## Problem requirements
Extract the lines of the material below, beginning with the first and ending with the line that holds "(a5) at (620,196)". Skip every picture.

## Material

>> BEGIN

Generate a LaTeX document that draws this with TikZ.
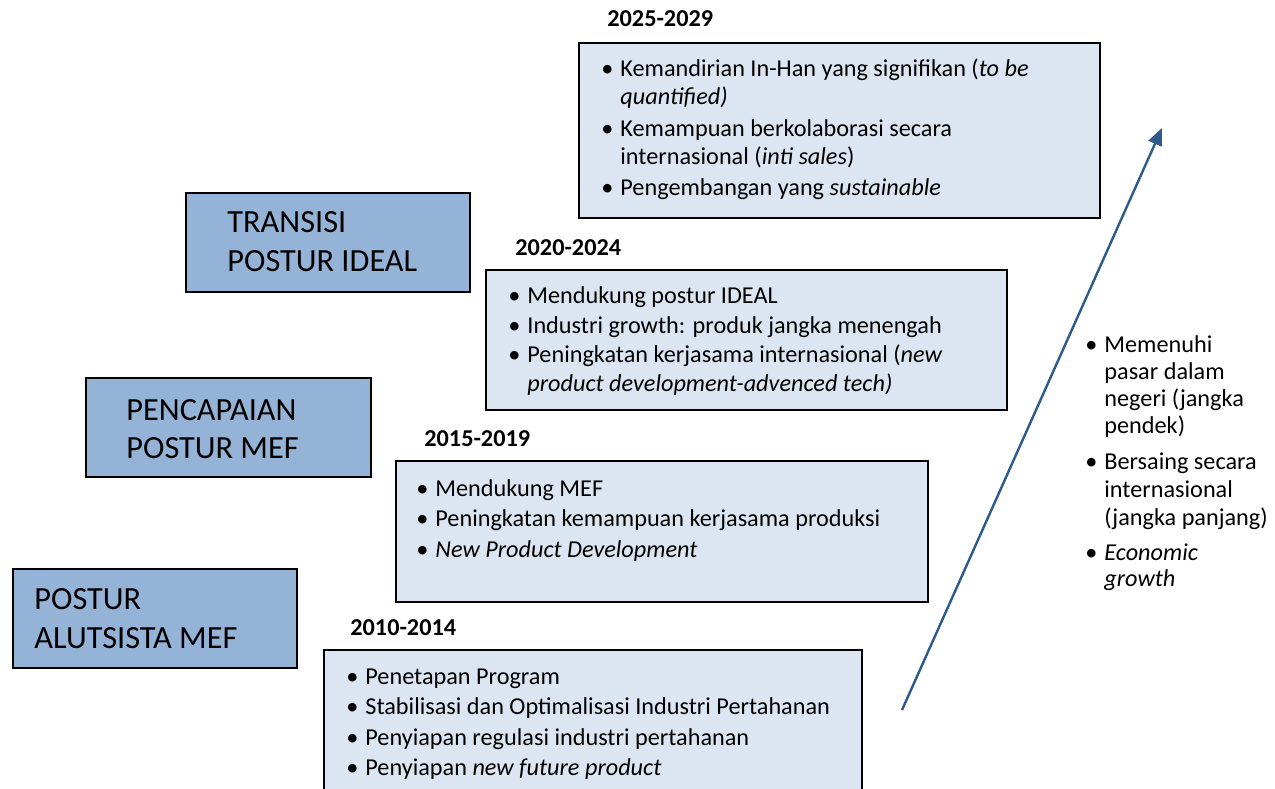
\documentclass[tikz,border=0pt]{standalone}
\usepackage{fontspec}
\setmainfont{Carlito}
\usetikzlibrary{arrows.meta}
\definecolor{posturfill}{HTML}{95B3D7}
\definecolor{phasefill}{HTML}{DCE6F2}
\definecolor{trendline}{HTML}{2E5B8C}
\newcommand\bulletmark{\llap{\textbullet\hspace{3.4pt}}}
\begin{document}
\begin{tikzpicture}[x=0.495pt,y=-0.495pt,
  posturbox/.style={draw=black,line width=1pt,fill=posturfill},
  phasebox/.style={draw=black,line width=1pt,fill=phasefill},
  posturtext/.style={anchor=base west,inner sep=0pt,font=\fontsize{16}{19.5}\selectfont},
  yeartext/.style={anchor=base west,inner sep=0pt,font=\bfseries\fontsize{12}{14}\selectfont},
  itemtext/.style={anchor=base west,inner sep=0pt,font=\fontsize{12}{14.5}\selectfont},
  trend/.style={draw=trendline,line width=1.2pt,-{Triangle[length=8.5pt,width=7pt]}}]
\useasboundingbox (0,0) rectangle (1275,789);

% posture stages (left column)
\path[posturbox] (186,193) rectangle (470,292);
\node[posturtext] (p3a) at (227,233) {TRANSISI};
\node[posturtext] (p3b) at (227,272) {POSTUR IDEAL};
\path[posturbox] (86,378) rectangle (371,477);
\node[posturtext] (p2a) at (126,420) {PENCAPAIAN};
\node[posturtext] (p2b) at (126,458) {POSTUR MEF};
\path[posturbox] (13,569) rectangle (297,668);
\node[posturtext] (p1a) at (34,609) {POSTUR};
\node[posturtext] (p1b) at (34,648) {ALUTSISTA MEF};

% 2025-2029
\node[yeartext] (ya) at (607,27) {2025-2029};
\path[phasebox] (579,43) rectangle (1100,218);
\node[itemtext] (a1) at (620,77) {\bulletmark Kemandirian In-Han yang signifikan (\textit{to be}};
\node[itemtext] (a2) at (620,105) {\textit{quantified)}};
\node[itemtext] (a3) at (620,137) {\bulletmark Kemampuan berkolaborasi secara};
\node[itemtext] (a4) at (620,165) {internasional (\textit{inti sales})};
\node[itemtext] (a5) at (620,196) {\bulletmark Pengembangan yang \textit{sustainable}};

% 2020-2024
\node[yeartext] (yb) at (515,255) {2020-2024};
\path[phasebox] (486,270) rectangle (1007,410);
\node[itemtext] (b1) at (527,304) {\bulletmark Mendukung postur IDEAL};
\node[itemtext] (b2) at (527,333) {\bulletmark Industri growth: produk jangka menengah};
\node[itemtext] (b3) at (527,362) {\bulletmark Peningkatan kerjasama internasional (\textit{new}};
\node[itemtext] (b4) at (527,391) {\textit{product development-advenced tech)}};

% 2015-2019
\node[yeartext] (yc) at (424,446) {2015-2019};
\path[phasebox] (396,461) rectangle (928,602);
\node[itemtext] (c1) at (435,496) {\bulletmark Mendukung MEF};
\node[itemtext] (c2) at (435,526) {\bulletmark Peningkatan kemampuan kerjasama produksi};
\node[itemtext] (c3) at (435,557) {\bulletmark \textit{New Product Development}};

% 2010-2014 (runs past the lower edge)
\node[yeartext] (yd) at (350,635) {2010-2014};
\fill[phasefill] (324,650) rectangle (862,789);
\draw[black,line width=1pt] (324,795) -- (324,650) -- (862,650) -- (862,795);
\node[itemtext] (d1) at (365,684) {\bulletmark Penetapan Program};
\node[itemtext] (d2) at (365,714) {\bulletmark Stabilisasi dan Optimalisasi Industri Pertahanan};
\node[itemtext] (d3) at (365,745) {\bulletmark Penyiapan regulasi industri pertahanan};
\node[itemtext] (d4) at (365,775) {\bulletmark Penyiapan \textit{new future product}};

% growth arrow
\coordinate (arrtail) at (902,710);
\coordinate (arrtip) at (1162,128);
\draw[trend] (arrtail) -- (arrtip);

% goals beside the arrow
\node[itemtext] (g1) at (1104,352) {\bulletmark Memenuhi};
\node[itemtext] (g2) at (1104,379) {pasar dalam};
\node[itemtext] (g3) at (1104,406) {negeri (jangka};
\node[itemtext] (g4) at (1104,433) {pendek)};
\node[itemtext] (g5) at (1104,469) {\bulletmark Bersaing secara};
\node[itemtext] (g6) at (1104,497) {internasional};
\node[itemtext] (g7) at (1104,525) {(jangka panjang)};
\node[itemtext] (g8) at (1104,560) {\bulletmark \textit{Economic}};
\node[itemtext] (g9) at (1104,586) {\textit{growth}};
\end{tikzpicture}
\end{document}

>> END

## Correct answer
Generate a LaTeX document that draws this with TikZ.
\documentclass[tikz,border=0pt]{standalone}
\usepackage{fontspec}
\setmainfont{Carlito}
\usetikzlibrary{arrows.meta}
\definecolor{posturfill}{HTML}{95B3D7}
\definecolor{phasefill}{HTML}{DCE6F2}
\definecolor{trendline}{HTML}{2E5B8C}
\newcommand\bulletmark{\llap{\textbullet\hspace{3.4pt}}}
\begin{document}
\begin{tikzpicture}[x=0.495pt,y=-0.495pt,
  posturbox/.style={draw=black,line width=1pt,fill=posturfill},
  phasebox/.style={draw=black,line width=1pt,fill=phasefill},
  posturtext/.style={anchor=base west,inner sep=0pt,font=\fontsize{16}{19.5}\selectfont},
  yeartext/.style={anchor=base west,inner sep=0pt,font=\bfseries\fontsize{12}{14}\selectfont},
  itemtext/.style={anchor=base west,inner sep=0pt,font=\fontsize{12}{14.5}\selectfont},
  trend/.style={draw=trendline,line width=1.2pt,-{Triangle[length=8.5pt,width=7pt]}}]
\useasboundingbox (0,0) rectangle (1275,789);

% posture stages (left column)
\path[posturbox] (186,193) rectangle (470,292);
\node[posturtext] (p3a) at (227,233) {TRANSISI};
\node[posturtext] (p3b) at (227,272) {POSTUR IDEAL};
\path[posturbox] (86,378) rectangle (371,477);
\node[posturtext] (p2a) at (126,420) {PENCAPAIAN};
\node[posturtext] (p2b) at (126,458) {POSTUR MEF};
\path[posturbox] (13,569) rectangle (297,668);
\node[posturtext] (p1a) at (34,609) {POSTUR};
\node[posturtext] (p1b) at (34,648) {ALUTSISTA MEF};

% 2025-2029
\node[yeartext] (ya) at (607,27) {2025-2029};
\path[phasebox] (579,43) rectangle (1100,218);
\node[itemtext] (a1) at (620,77) {\bulletmark Kemandirian In-Han yang signifikan (\textit{to be}};
\node[itemtext] (a2) at (620,105) {\textit{quantified)}};
\node[itemtext] (a3) at (620,137) {\bulletmark Kemampuan berkolaborasi secara};
\node[itemtext] (a4) at (620,165) {internasional (\textit{inti sales})};
\node[itemtext] (a5) at (620,196) {\bulletmark Pengembangan yang \textit{sustainable}};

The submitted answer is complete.